Bosch GCM12SD compound-miter saw
This Bosch slider doesn't have tubes
Cutting wide stock on a miter saw usually means using a sliding saw with one or more tubes that provide travel for the saw’s motor assembly. It’s a time-tested design, but the slide tubes take up a lot of space—generally about 12 in. beyond the rear of the saw—and are especially vulnerable to the bumps and bruises common to everyday life on a job site.
Bosch has addressed this problem with its newest 12-in. slider. The GCM12SD is like no other sliding compound-miter saw you’ve seen. That’s because it doesn’t really slide. Instead, it uses a pair of hinged arms, each with three knuckles, to provide travel for its 13-1/2-in. crosscut capacity. The manufacturer claims the hinged design is more robust than conventional slide tubes and is less likely to go out of alignment. I tested this claim by whacking the hinge mechanism several times with a 3-ft. scrap of 2×4 and then making some test cuts. Even after a sound beating, the saw was accurate, and the hinge mechanism silky smooth.
The saw bevels to 47° in both directions and miters to 60° right and 52° left. There are nine detents for common miter settings, and the semicircular detent ring is adjustable for bringing the saw to square. Crosscut capacity is not as good as on the 12-in. slider from Makita, which goes to 15 in., or on DeWalt’s saw, which can go to 16 in. when part of the two-piece fence is removed (14 in. with the fence intact). But its 13-1/2 in. at 90° is fine for all but the widest soffit boards. I was able to cut a 45° miter in 3/4-in.-thick, 6-in.-wide stock standing up against the fence. With the stock lying on the table, I was able to cut a 45° miter on a 10-in.-wide, 3/4-in.-thick board.

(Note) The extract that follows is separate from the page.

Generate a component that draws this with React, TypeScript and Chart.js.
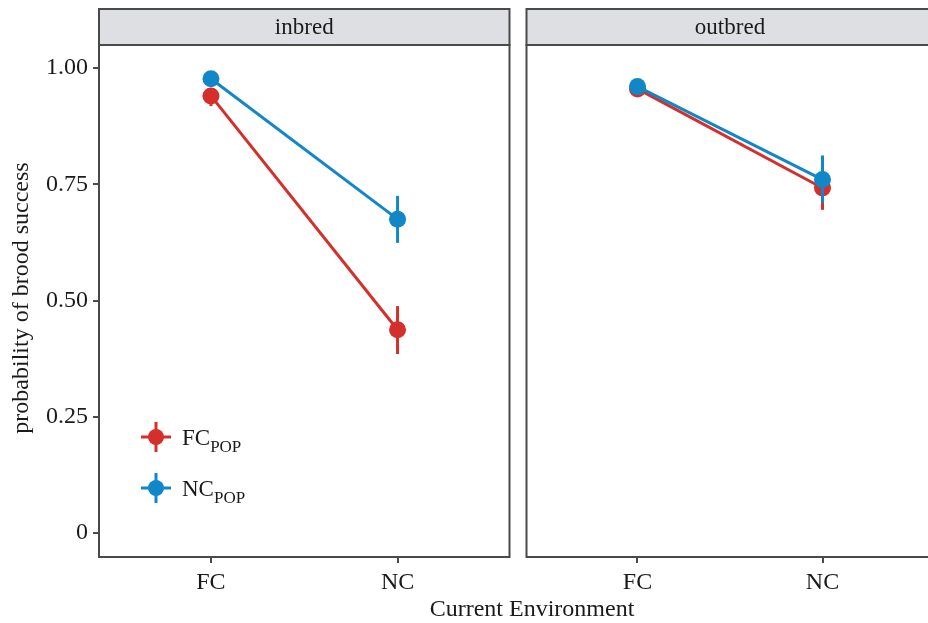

My only complaint with the saw’s performance is the adjustable depth stop designed for dadoes. It flexes slightly when you push down hard on the saw handle, which can vary the depth of cut.
Bottom line: Bosch’s new saw is innovative and accurate, and the controls are precise and intuitive. Unfortunately, a tool of this size (65 lb.) is near the limit of what one person can carry safely. The price tag of $800 also makes it one of the most expensive choices on the market. If I were in the market for a new slider, though, I’d be tempted to pry open my wallet and take the plunge.